Exercise objective: Copy the material below verbatim from the line with "Reproduce this chart with Chart.js." to the line with "92.807, 92.663, 92.656];", both lines included, omitting pictures and every line outside that range.

Material for this task:

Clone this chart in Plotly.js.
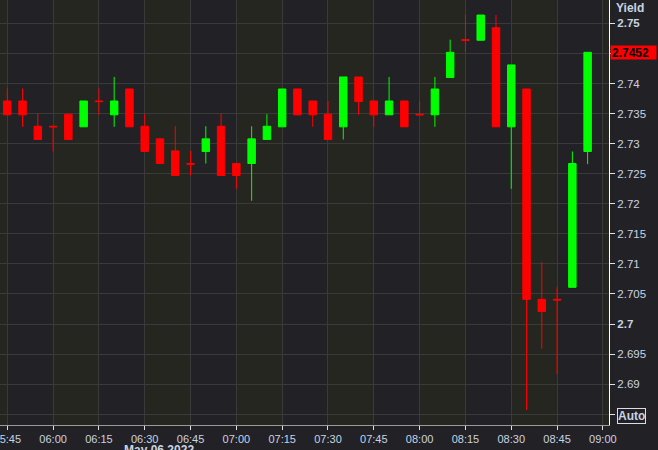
* * *
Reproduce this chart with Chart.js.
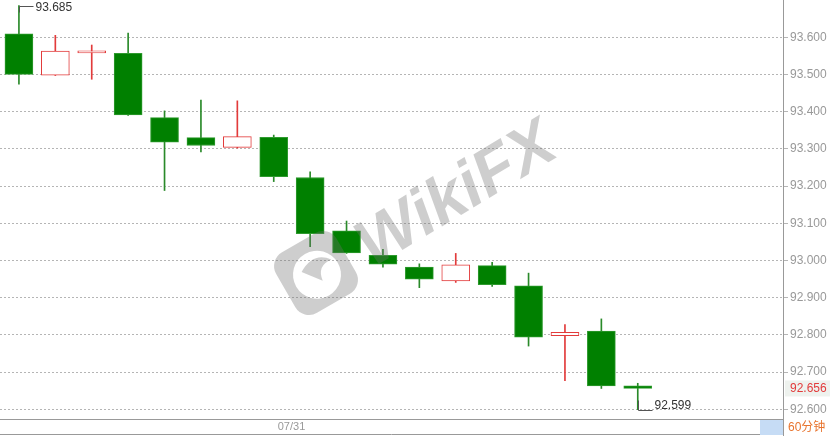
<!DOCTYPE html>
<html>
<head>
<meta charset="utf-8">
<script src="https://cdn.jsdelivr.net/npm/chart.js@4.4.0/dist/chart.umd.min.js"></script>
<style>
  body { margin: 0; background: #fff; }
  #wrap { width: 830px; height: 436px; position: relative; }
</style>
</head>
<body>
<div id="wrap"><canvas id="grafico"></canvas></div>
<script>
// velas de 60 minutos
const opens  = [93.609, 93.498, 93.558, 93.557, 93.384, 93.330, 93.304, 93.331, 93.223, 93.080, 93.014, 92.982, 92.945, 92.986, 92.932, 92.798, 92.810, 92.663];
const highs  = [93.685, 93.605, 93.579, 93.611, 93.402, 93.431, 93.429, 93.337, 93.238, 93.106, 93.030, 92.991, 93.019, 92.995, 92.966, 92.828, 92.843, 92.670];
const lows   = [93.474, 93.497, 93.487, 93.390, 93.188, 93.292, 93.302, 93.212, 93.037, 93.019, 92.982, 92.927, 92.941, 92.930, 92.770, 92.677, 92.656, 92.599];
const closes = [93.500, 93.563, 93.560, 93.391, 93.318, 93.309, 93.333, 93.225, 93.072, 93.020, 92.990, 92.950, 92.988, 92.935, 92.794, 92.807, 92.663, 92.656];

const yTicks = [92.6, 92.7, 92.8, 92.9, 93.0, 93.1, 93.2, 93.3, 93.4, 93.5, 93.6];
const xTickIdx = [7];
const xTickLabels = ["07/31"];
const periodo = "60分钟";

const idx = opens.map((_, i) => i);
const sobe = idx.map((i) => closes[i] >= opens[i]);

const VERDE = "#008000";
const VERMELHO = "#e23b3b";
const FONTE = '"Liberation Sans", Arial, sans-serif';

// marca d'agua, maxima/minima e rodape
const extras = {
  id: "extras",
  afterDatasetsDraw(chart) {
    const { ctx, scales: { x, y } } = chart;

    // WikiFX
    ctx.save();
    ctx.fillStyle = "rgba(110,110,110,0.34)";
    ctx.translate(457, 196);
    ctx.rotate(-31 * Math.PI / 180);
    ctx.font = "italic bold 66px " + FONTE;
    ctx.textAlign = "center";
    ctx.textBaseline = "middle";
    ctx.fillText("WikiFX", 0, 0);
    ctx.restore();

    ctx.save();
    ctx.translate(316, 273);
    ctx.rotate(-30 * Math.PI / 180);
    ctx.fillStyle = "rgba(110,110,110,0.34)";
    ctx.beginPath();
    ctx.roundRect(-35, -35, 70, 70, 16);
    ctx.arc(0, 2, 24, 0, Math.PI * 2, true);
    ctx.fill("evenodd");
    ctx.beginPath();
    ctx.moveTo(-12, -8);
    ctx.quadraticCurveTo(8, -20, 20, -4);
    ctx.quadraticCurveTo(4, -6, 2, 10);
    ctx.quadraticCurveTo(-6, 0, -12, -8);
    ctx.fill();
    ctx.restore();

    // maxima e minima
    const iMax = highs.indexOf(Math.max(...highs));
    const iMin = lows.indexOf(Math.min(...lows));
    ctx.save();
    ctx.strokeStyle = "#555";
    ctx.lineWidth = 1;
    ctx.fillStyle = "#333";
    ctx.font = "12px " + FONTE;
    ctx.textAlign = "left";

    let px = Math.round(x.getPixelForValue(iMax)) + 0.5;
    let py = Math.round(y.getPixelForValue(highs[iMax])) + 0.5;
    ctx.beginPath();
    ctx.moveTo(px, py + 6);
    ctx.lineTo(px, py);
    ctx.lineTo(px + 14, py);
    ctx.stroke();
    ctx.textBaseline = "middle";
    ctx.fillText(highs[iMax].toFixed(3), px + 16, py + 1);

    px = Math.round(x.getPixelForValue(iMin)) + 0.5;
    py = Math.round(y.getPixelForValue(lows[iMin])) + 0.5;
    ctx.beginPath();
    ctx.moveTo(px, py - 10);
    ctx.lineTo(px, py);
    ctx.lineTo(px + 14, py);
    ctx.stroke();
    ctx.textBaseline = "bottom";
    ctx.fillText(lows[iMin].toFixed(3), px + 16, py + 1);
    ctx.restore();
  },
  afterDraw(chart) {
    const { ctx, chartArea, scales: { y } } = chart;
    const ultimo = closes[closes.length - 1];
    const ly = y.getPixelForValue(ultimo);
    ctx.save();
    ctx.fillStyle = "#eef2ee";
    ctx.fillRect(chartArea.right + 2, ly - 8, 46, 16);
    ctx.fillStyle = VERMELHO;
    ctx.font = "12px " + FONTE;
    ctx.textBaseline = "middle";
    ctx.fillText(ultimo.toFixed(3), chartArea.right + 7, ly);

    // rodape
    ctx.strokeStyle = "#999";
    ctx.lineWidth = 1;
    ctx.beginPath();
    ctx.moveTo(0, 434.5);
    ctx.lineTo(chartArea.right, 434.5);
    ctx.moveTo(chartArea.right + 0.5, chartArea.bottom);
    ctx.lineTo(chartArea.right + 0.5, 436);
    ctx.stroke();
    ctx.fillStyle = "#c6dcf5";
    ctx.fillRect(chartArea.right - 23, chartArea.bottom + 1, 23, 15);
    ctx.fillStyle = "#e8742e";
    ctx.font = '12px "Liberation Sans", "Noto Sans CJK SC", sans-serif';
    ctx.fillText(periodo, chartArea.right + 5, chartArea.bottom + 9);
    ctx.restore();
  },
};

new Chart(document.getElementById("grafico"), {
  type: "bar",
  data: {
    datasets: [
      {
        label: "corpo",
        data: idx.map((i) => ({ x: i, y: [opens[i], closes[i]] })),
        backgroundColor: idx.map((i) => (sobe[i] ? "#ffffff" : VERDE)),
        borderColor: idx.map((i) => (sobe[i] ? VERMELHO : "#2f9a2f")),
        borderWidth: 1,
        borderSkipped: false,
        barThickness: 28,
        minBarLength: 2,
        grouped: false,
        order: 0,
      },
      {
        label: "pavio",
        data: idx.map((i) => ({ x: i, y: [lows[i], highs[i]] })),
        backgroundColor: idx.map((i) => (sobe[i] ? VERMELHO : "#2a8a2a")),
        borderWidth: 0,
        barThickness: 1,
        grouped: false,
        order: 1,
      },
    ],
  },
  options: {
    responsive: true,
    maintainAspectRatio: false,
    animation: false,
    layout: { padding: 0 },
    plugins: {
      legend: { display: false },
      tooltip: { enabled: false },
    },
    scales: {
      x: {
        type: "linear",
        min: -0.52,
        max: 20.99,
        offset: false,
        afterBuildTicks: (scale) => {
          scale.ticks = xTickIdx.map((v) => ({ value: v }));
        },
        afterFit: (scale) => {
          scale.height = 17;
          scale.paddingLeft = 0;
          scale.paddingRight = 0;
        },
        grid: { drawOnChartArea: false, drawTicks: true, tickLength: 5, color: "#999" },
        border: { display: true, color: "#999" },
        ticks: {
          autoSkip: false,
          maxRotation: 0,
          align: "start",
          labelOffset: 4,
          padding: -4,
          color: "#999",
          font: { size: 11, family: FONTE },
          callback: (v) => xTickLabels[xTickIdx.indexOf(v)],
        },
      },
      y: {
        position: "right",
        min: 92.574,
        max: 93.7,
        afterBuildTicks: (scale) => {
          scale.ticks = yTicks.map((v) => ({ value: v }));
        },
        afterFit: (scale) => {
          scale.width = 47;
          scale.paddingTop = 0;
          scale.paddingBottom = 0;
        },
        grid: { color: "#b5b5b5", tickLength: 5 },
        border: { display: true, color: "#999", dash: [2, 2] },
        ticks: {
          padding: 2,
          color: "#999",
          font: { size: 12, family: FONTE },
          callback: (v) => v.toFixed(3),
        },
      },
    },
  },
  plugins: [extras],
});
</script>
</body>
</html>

Response to this exercise:
Reproduce this chart with Chart.js.
<!DOCTYPE html>
<html>
<head>
<meta charset="utf-8">
<script src="https://cdn.jsdelivr.net/npm/chart.js@4.4.0/dist/chart.umd.min.js"></script>
<style>
  body { margin: 0; background: #fff; }
  #wrap { width: 830px; height: 436px; position: relative; }
</style>
</head>
<body>
<div id="wrap"><canvas id="grafico"></canvas></div>
<script>
// velas de 60 minutos
const opens  = [93.609, 93.498, 93.558, 93.557, 93.384, 93.330, 93.304, 93.331, 93.223, 93.080, 93.014, 92.982, 92.945, 92.986, 92.932, 92.798, 92.810, 92.663];
const highs  = [93.685, 93.605, 93.579, 93.611, 93.402, 93.431, 93.429, 93.337, 93.238, 93.106, 93.030, 92.991, 93.019, 92.995, 92.966, 92.828, 92.843, 92.670];
const lows   = [93.474, 93.497, 93.487, 93.390, 93.188, 93.292, 93.302, 93.212, 93.037, 93.019, 92.982, 92.927, 92.941, 92.930, 92.770, 92.677, 92.656, 92.599];
const closes = [93.500, 93.563, 93.560, 93.391, 93.318, 93.309, 93.333, 93.225, 93.072, 93.020, 92.990, 92.950, 92.988, 92.935, 92.794, 92.807, 92.663, 92.656];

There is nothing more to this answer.